Weick (2001)notes that an example of “less heedful interrelating” is Winston Churchill’s reconstruction of why he failed to see that Singapore was vulnerable to land invasion in the Second World War. A good illustration of the awareness of multiple causality may be found in Churchill’s response to his horrified discovery that Singapore, rather than being impregnable, proved to be highly vulnerable to a Japanese land invasion (Allinson, 1993). Churchill noted afterward that “I ought to have known. My advisors ought to have known and I ought to have been told, and I ought to have asked”. These four lapses are lapses of interconnection in gathering information about unexpected events (Weick, 2001).
What does this have to do with supply chains? It comes down to paying attention to the signals, and working with your suppliers as a team.
Supplier managers who establish regular risk-based performance reviews with suppliers are more likely to adjust their payment terms to improve cash flow for suppliers facing problems. Examples of communication involve meetings to identify the impact of economic conditions on supplier cash flow, regularly scheduled information sessions to exchange data on a supplier’s financial conditions, discussions on contingency planning and business continuity plans in advance of downward forecasts. In addition, research is needed on emerging technologies that provide real-time event notification through online procure to pay systems, emerging block chain technologies, and joint platforms for collaboration and sharing information.

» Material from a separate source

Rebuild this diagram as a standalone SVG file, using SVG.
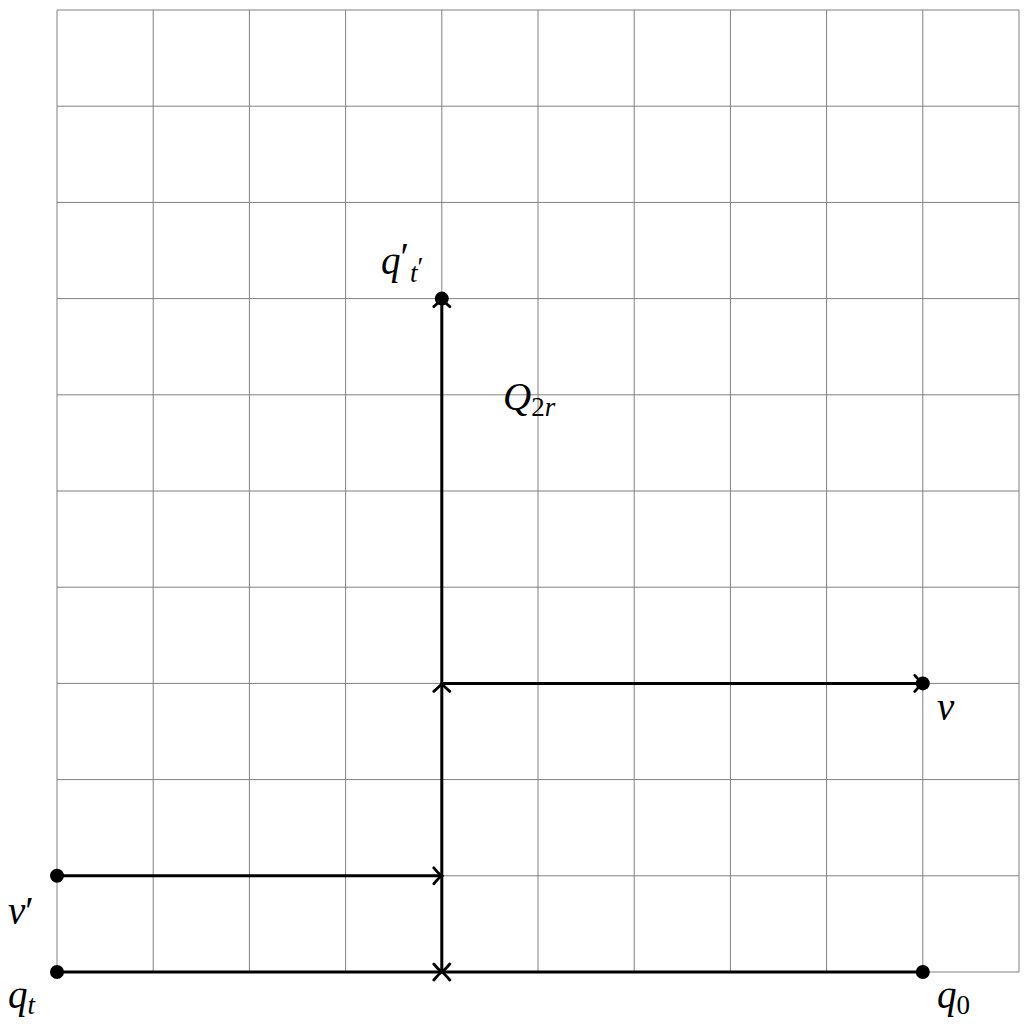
<svg xmlns="http://www.w3.org/2000/svg" width="1024" height="1024" viewBox="0 0 1024 1024">
<defs>
<marker id="to" viewBox="-10 -10 12 20" markerWidth="12" markerHeight="20" refX="0" refY="0" orient="auto" markerUnits="userSpaceOnUse">
<path d="M-8,-8 Q-2,-1 0,0 Q-2,1 -8,8" fill="none" stroke="#000" stroke-width="2.8" stroke-linecap="round"/>
</marker>
</defs>
<style>
.grid line{stroke:#808080;stroke-width:1}
.e{stroke:#000;stroke-width:3;fill:none;marker-end:url(#to)}
.d{fill:#000}
.l{font-family:"Liberation Serif","DejaVu Serif",serif;font-style:italic;font-size:39px;fill:#000}
.s{font-size:27px}
.n{font-style:normal}
</style>
<rect width="1024" height="1024" fill="#fff"/>
<g class="grid">
<line x1="57" y1="10" x2="57" y2="972"/><line x1="153.2" y1="10" x2="153.2" y2="972"/><line x1="249.4" y1="10" x2="249.4" y2="972"/><line x1="345.6" y1="10" x2="345.6" y2="972"/><line x1="441.8" y1="10" x2="441.8" y2="972"/><line x1="538" y1="10" x2="538" y2="972"/><line x1="634.2" y1="10" x2="634.2" y2="972"/><line x1="730.4" y1="10" x2="730.4" y2="972"/><line x1="826.6" y1="10" x2="826.6" y2="972"/><line x1="922.8" y1="10" x2="922.8" y2="972"/><line x1="1019" y1="10" x2="1019" y2="972"/>
<line x1="57" y1="10" x2="1019" y2="10"/><line x1="57" y1="106.2" x2="1019" y2="106.2"/><line x1="57" y1="202.4" x2="1019" y2="202.4"/><line x1="57" y1="298.6" x2="1019" y2="298.6"/><line x1="57" y1="394.8" x2="1019" y2="394.8"/><line x1="57" y1="491" x2="1019" y2="491"/><line x1="57" y1="587.2" x2="1019" y2="587.2"/><line x1="57" y1="683.4" x2="1019" y2="683.4"/><line x1="57" y1="779.6" x2="1019" y2="779.6"/><line x1="57" y1="875.8" x2="1019" y2="875.8"/><line x1="57" y1="972" x2="1019" y2="972"/>
</g>
<g id="connectors">
<line class="e" x1="57" y1="972" x2="441.8" y2="972"/>
<line class="e" x1="922.8" y1="972" x2="441.8" y2="972"/>
<line class="e" x1="441.8" y1="972" x2="441.8" y2="683.4"/>
<line class="e" x1="441.8" y1="683.4" x2="441.8" y2="298.6"/>
<line class="e" x1="57" y1="875.8" x2="441.8" y2="875.8"/>
<line class="e" x1="441.8" y1="683.4" x2="922.8" y2="683.4"/>
</g>
<g id="qt"><circle class="d" cx="57" cy="972" r="7"/><text class="l" x="8" y="1008">q<tspan class="s" dy="6">t</tspan></text></g>
<g id="q0"><circle class="d" cx="922.8" cy="972" r="7"/><text class="l" x="937" y="1008">q<tspan class="s n" dy="6">0</tspan></text></g>
<g id="vp"><circle class="d" cx="57" cy="875.8" r="7"/><text class="l" x="8" y="924">v<tspan class="n">′</tspan></text></g>
<g id="v"><circle class="d" cx="922.8" cy="683.4" r="7"/><text class="l" x="937" y="720">v</text></g>
<g id="qtp"><circle class="d" cx="441.8" cy="298.6" r="7"/><text class="l" x="381" y="274">q<tspan class="n" dy="-4">′</tspan><tspan class="s" dx="1" dy="12">t</tspan><tspan class="s n" dy="-6">′</tspan></text></g>
<g id="Q2r"><text class="l" x="503" y="410">Q<tspan class="s n" dy="6">2</tspan><tspan class="s">r</tspan></text></g>
</svg>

Although over half of the companies in a research study we just completed were in regular communication with suppliers (60 per cent) and were discussing business continuity contingency planning (53 per cent), less than half were renegotiating contracts (43 per cent). Also, over a third of firms had suppliers requesting improved payment terms, yet most buyers failed to act on these signals.
Our results support the idea that communication flows can lead to a buyer’s improved understanding of their supply network’s financial health, and can also lead to tangible contractual re-negotiation activity that can help counter the effects of financial distress and reduce financial supplier disruption risks. Teamwork, paying attention to signals, and communication are key. Just ask one of the WWII vets who flew in the B-17.
Allinson, R.E. (1993), “Global disasters: inquiries into management ethics”, Business Ethics Quarterly, Prentice Hall, New York,NY.
Weick, K.E. (2001), Making Sense of the Organization, Blackwell Publishers, Malden, MA.